Jutting into the Mediterranean towards Sicily, Tunisia is on the main migration route for hundreds of bird species and its large wetlands are a haven for wading birds that journey north across the Sahara or south from the Arctic and northern Europe.
Last month, the temperature in Tunis topped 49 degrees Celsius (120 Fahrenheit) on one scorching day, a sign of much hotter summers that in recent years have accompanied much drier winters as climate change hits North Africa.
Sijoumi and dozens of other big lagoons and inland lakes ring the Tunisian coast behind the long golden beaches where European tourists fly for the summer.
Until a rare June rainstorm, Sijoumi had been mostly empty. The waders and other birds that nest amid the reeds, water and mud where wild boar forage by dawn risk losing their usual seasonal home.
"This year's long drought has significantly impacted many environmental systems, particularly wetlands," said Haddad, standing on cracked dry earth where birds usually lay their eggs on small islands in the lagoon. This year, there has been no nesting there at all, she said.

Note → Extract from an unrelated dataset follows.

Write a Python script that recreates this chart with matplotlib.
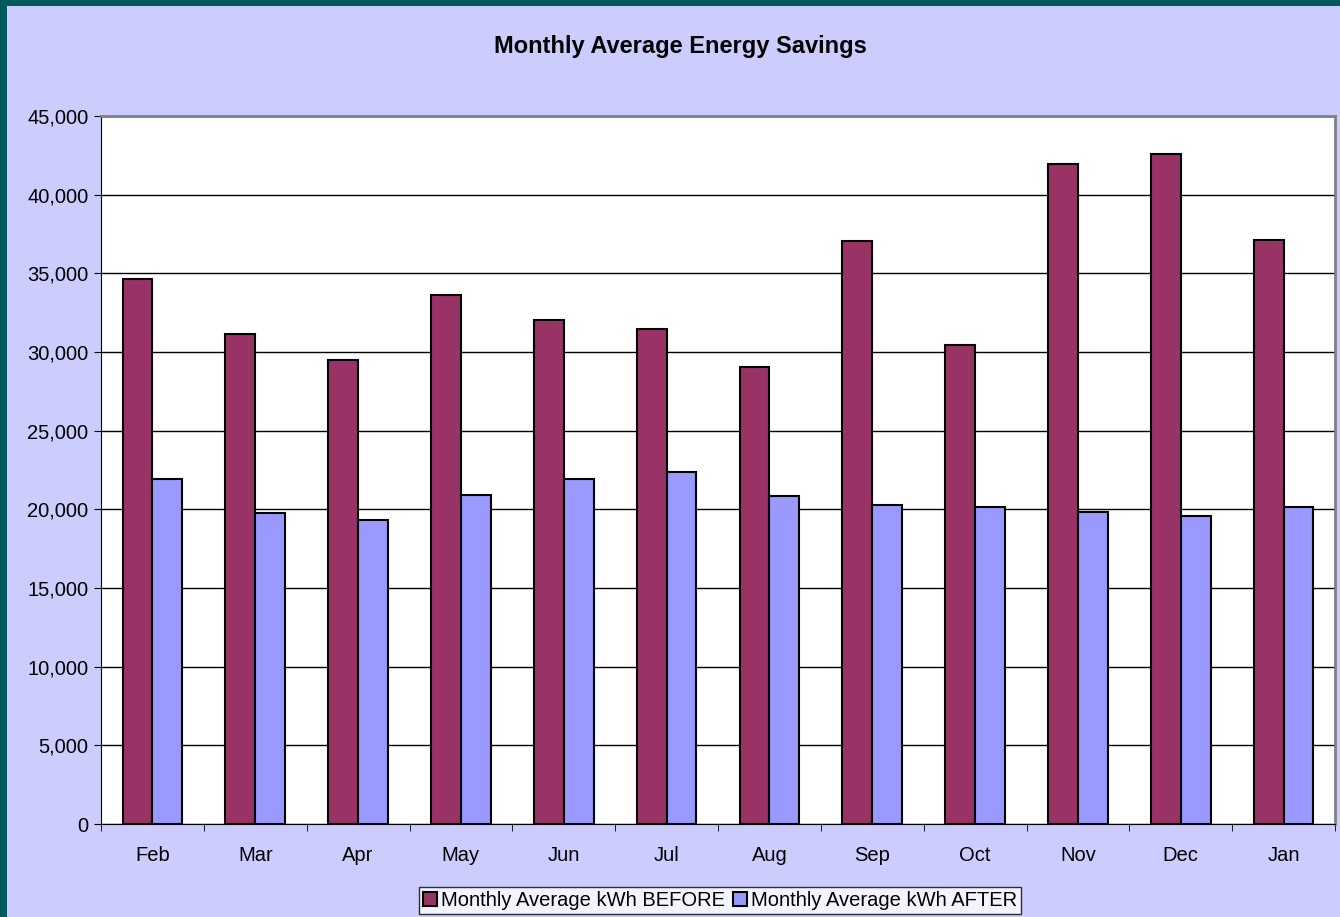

Hicham Azafzaf, the scientific coordinator of Tunisia's Bird Lovers Association, said he had never seen such dry wetlands in his 20 years of monitoring them.
However, while this summer has been particularly bad, it follows a longer trend that had already had a clear impact on birds.
"There are several species that no longer come to Tunisia in the winter," Azafzaf said. Some 30,000 greater white fronted geese used to winter at Ichkeul National Park west of Tunis each year, but this January only 400-600 came, he added.
Climate change is not the only danger to Tunisia's wetlands, he said. Cities and towns are growing closer to the edges of lagoons and rubble and waste are ever more often dumped in or near the water.
Yet the lagoons and other wetlands are important for human residents too, regulating local temperature during heatwaves and helping avert dangerous floods by absorbing rainfall from sudden storms.